Problem requirements:
Skip the pictures, please, and write out exactly the lines from the opening of the data through the line containing "12, 7, 4.5];".

** Start of Data lines **

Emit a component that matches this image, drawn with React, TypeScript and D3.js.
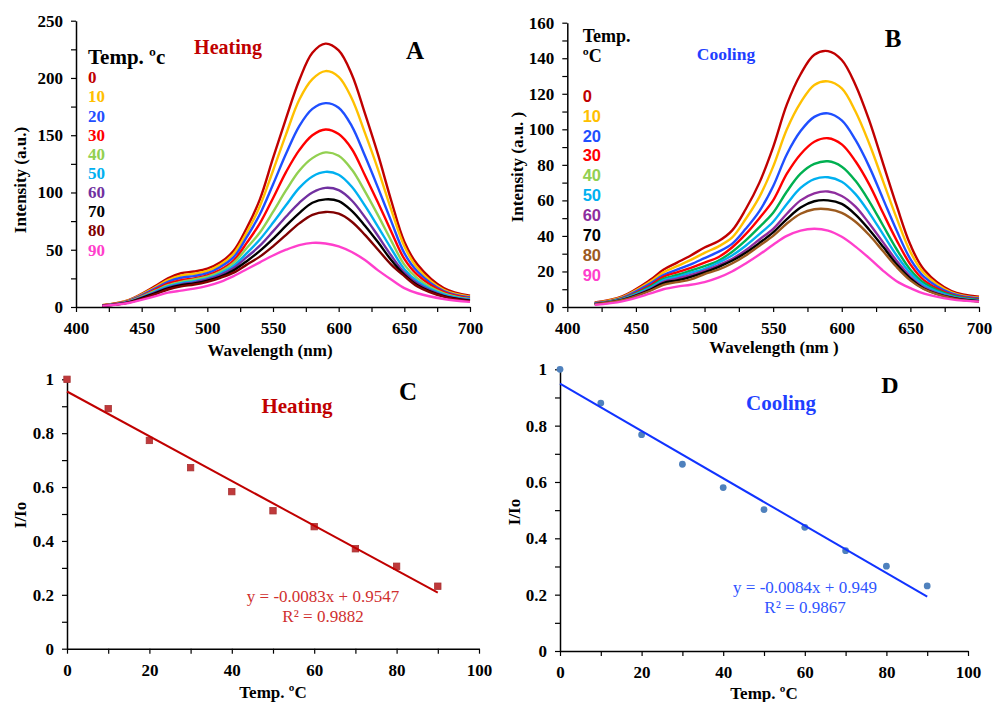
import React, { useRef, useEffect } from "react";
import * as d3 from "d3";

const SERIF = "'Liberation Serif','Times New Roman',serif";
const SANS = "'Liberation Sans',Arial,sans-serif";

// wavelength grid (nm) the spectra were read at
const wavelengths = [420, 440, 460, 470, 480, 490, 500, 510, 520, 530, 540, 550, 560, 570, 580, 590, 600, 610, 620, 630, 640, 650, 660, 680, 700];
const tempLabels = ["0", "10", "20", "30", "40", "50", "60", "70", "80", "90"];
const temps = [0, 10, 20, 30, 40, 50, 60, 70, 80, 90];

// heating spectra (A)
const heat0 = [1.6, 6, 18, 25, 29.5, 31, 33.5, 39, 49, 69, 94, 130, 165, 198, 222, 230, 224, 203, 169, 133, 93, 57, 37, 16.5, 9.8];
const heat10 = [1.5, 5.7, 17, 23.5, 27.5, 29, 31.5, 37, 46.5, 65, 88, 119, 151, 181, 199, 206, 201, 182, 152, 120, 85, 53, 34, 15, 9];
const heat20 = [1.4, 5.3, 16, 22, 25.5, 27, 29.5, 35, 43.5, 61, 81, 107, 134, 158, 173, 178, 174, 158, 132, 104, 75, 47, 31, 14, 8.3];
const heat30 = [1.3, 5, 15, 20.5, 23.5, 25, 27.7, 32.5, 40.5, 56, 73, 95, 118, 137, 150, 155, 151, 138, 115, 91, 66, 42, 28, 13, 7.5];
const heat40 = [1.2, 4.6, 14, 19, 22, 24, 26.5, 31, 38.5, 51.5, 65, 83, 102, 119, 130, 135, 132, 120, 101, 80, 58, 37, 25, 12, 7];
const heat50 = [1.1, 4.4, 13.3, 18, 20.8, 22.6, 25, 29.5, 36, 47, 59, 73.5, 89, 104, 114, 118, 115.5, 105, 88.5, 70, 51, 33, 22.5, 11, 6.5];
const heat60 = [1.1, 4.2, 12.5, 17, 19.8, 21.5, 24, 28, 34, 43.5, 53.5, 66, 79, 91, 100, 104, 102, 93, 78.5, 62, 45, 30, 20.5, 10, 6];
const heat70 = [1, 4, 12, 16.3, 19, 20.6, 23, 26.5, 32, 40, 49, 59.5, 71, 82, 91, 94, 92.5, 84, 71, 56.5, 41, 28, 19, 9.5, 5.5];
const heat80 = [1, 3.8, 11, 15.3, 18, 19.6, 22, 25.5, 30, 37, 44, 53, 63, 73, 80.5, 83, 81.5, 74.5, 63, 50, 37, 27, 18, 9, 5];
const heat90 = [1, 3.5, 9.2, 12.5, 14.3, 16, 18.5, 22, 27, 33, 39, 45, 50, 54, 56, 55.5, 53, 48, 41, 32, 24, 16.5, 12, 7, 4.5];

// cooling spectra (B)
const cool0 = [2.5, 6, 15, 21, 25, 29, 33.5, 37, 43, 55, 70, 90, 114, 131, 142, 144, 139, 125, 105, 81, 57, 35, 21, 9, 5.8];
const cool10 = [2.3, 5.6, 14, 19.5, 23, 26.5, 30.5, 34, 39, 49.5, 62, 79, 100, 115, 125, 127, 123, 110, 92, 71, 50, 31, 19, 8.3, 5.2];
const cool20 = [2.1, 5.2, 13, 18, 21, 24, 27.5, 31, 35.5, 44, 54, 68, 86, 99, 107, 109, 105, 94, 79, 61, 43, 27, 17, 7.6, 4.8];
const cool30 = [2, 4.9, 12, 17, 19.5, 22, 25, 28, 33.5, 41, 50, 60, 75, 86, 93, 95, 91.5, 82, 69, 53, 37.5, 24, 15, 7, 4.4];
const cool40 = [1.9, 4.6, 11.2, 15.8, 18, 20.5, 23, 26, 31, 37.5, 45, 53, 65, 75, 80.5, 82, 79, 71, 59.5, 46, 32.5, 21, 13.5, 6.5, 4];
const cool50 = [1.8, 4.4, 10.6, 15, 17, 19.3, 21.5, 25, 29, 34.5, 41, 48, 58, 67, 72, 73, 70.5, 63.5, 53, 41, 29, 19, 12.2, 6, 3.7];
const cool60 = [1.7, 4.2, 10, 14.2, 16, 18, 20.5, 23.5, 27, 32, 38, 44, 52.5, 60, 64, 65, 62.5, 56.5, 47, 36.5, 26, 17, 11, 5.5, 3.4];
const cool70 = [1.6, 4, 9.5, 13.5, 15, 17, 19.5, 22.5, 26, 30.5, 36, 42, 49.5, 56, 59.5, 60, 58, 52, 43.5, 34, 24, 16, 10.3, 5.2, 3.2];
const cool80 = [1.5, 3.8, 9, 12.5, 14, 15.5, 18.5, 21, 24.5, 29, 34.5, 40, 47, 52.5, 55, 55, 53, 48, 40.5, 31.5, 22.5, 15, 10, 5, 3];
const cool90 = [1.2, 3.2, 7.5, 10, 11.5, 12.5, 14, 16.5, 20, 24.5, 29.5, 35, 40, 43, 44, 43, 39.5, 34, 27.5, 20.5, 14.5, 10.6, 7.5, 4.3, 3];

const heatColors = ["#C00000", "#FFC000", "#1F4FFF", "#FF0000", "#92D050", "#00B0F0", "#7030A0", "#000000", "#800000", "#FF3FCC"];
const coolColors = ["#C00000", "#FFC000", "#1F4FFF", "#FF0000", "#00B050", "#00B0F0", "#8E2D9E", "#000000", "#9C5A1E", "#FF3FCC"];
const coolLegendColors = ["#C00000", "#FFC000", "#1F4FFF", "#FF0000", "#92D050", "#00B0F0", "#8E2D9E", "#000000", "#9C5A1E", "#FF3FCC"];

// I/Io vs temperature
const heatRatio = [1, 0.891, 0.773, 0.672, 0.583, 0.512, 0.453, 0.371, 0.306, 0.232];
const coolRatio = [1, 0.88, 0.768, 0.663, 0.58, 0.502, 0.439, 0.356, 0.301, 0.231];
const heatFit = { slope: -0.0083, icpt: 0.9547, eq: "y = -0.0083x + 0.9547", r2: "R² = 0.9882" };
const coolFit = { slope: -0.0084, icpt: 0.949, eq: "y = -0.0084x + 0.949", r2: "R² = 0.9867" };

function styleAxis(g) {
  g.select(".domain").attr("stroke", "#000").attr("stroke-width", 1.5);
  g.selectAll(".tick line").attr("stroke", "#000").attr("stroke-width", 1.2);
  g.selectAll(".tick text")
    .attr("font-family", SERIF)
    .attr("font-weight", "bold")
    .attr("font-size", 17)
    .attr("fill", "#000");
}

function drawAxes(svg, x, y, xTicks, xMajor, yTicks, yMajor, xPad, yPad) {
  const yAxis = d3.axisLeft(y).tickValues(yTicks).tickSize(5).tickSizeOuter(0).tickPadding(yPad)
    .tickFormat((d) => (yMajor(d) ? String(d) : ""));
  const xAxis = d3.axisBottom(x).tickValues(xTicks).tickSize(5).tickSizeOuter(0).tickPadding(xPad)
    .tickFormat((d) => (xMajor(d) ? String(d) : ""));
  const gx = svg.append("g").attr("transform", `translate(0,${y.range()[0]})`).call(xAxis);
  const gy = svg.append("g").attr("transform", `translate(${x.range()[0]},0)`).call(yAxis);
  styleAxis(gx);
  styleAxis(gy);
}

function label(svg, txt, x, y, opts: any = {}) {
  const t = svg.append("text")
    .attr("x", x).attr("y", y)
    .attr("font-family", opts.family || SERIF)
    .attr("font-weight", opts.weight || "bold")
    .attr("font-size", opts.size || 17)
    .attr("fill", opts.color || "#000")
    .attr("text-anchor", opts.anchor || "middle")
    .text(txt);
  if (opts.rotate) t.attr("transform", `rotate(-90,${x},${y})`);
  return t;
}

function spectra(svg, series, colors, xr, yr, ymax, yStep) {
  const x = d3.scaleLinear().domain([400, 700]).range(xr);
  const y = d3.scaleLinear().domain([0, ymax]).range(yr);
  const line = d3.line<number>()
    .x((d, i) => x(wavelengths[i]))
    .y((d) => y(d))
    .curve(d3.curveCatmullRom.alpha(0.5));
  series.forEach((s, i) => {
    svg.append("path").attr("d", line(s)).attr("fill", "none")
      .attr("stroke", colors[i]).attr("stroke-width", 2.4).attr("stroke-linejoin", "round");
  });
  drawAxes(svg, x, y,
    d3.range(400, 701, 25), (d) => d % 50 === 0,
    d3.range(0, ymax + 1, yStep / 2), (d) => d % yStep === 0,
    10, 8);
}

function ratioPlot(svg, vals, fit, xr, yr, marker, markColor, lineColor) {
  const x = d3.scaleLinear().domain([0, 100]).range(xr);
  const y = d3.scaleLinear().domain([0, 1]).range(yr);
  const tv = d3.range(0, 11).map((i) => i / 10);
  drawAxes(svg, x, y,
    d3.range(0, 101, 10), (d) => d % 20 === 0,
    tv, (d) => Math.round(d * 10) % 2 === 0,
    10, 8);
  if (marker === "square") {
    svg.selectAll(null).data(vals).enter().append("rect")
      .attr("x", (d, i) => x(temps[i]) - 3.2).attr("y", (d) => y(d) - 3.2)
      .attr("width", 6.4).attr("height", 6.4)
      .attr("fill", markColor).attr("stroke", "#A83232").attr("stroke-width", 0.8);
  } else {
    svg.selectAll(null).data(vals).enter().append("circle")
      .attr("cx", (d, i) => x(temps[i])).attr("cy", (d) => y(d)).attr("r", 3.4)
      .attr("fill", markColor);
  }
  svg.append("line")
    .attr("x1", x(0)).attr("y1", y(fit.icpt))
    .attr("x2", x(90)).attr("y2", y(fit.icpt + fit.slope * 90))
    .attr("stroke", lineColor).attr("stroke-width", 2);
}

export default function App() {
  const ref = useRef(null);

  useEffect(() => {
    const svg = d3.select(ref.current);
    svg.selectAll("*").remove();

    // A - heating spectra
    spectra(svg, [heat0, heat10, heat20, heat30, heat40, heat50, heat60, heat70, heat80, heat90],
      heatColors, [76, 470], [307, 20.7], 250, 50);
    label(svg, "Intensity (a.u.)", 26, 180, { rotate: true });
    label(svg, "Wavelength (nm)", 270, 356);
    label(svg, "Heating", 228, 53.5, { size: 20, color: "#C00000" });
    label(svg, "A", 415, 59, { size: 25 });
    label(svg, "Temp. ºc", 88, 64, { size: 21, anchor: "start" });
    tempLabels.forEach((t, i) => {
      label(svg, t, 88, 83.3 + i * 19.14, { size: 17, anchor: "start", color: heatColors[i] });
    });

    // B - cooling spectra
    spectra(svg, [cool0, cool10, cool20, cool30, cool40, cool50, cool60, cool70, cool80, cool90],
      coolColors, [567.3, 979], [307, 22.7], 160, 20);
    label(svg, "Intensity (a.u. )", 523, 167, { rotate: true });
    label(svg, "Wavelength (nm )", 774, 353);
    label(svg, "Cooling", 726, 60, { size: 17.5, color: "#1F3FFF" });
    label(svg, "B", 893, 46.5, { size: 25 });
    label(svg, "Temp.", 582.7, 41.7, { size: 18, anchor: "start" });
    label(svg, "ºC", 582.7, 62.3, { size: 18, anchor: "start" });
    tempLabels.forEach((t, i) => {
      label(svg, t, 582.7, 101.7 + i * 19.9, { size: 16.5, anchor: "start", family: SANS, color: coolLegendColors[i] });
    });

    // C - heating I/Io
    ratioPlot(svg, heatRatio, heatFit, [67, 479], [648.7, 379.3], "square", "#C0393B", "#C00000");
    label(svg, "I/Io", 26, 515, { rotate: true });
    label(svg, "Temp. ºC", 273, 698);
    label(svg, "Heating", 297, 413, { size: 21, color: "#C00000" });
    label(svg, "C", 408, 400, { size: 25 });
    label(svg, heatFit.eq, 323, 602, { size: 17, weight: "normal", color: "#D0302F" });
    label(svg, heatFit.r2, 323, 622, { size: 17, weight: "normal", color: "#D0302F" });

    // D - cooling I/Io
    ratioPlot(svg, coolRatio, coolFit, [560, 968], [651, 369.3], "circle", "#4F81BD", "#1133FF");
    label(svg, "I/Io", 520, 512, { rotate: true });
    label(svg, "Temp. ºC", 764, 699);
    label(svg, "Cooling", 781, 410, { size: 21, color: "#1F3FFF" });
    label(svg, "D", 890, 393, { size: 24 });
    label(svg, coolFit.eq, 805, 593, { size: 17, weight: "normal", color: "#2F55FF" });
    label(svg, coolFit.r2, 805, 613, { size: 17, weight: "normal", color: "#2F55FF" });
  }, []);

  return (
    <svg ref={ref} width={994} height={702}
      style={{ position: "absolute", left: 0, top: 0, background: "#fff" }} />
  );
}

** End of Data lines **

Worked solution:
Emit a component that matches this image, drawn with React, TypeScript and D3.js.
import React, { useRef, useEffect } from "react";
import * as d3 from "d3";

const SERIF = "'Liberation Serif','Times New Roman',serif";
const SANS = "'Liberation Sans',Arial,sans-serif";

// wavelength grid (nm) the spectra were read at
const wavelengths = [420, 440, 460, 470, 480, 490, 500, 510, 520, 530, 540, 550, 560, 570, 580, 590, 600, 610, 620, 630, 640, 650, 660, 680, 700];
const tempLabels = ["0", "10", "20", "30", "40", "50", "60", "70", "80", "90"];
const temps = [0, 10, 20, 30, 40, 50, 60, 70, 80, 90];

// heating spectra (A)
const heat0 = [1.6, 6, 18, 25, 29.5, 31, 33.5, 39, 49, 69, 94, 130, 165, 198, 222, 230, 224, 203, 169, 133, 93, 57, 37, 16.5, 9.8];
const heat10 = [1.5, 5.7, 17, 23.5, 27.5, 29, 31.5, 37, 46.5, 65, 88, 119, 151, 181, 199, 206, 201, 182, 152, 120, 85, 53, 34, 15, 9];
const heat20 = [1.4, 5.3, 16, 22, 25.5, 27, 29.5, 35, 43.5, 61, 81, 107, 134, 158, 173, 178, 174, 158, 132, 104, 75, 47, 31, 14, 8.3];
const heat30 = [1.3, 5, 15, 20.5, 23.5, 25, 27.7, 32.5, 40.5, 56, 73, 95, 118, 137, 150, 155, 151, 138, 115, 91, 66, 42, 28, 13, 7.5];
const heat40 = [1.2, 4.6, 14, 19, 22, 24, 26.5, 31, 38.5, 51.5, 65, 83, 102, 119, 130, 135, 132, 120, 101, 80, 58, 37, 25, 12, 7];
const heat50 = [1.1, 4.4, 13.3, 18, 20.8, 22.6, 25, 29.5, 36, 47, 59, 73.5, 89, 104, 114, 118, 115.5, 105, 88.5, 70, 51, 33, 22.5, 11, 6.5];
const heat60 = [1.1, 4.2, 12.5, 17, 19.8, 21.5, 24, 28, 34, 43.5, 53.5, 66, 79, 91, 100, 104, 102, 93, 78.5, 62, 45, 30, 20.5, 10, 6];
const heat70 = [1, 4, 12, 16.3, 19, 20.6, 23, 26.5, 32, 40, 49, 59.5, 71, 82, 91, 94, 92.5, 84, 71, 56.5, 41, 28, 19, 9.5, 5.5];
const heat80 = [1, 3.8, 11, 15.3, 18, 19.6, 22, 25.5, 30, 37, 44, 53, 63, 73, 80.5, 83, 81.5, 74.5, 63, 50, 37, 27, 18, 9, 5];
const heat90 = [1, 3.5, 9.2, 12.5, 14.3, 16, 18.5, 22, 27, 33, 39, 45, 50, 54, 56, 55.5, 53, 48, 41, 32, 24, 16.5, 12, 7, 4.5];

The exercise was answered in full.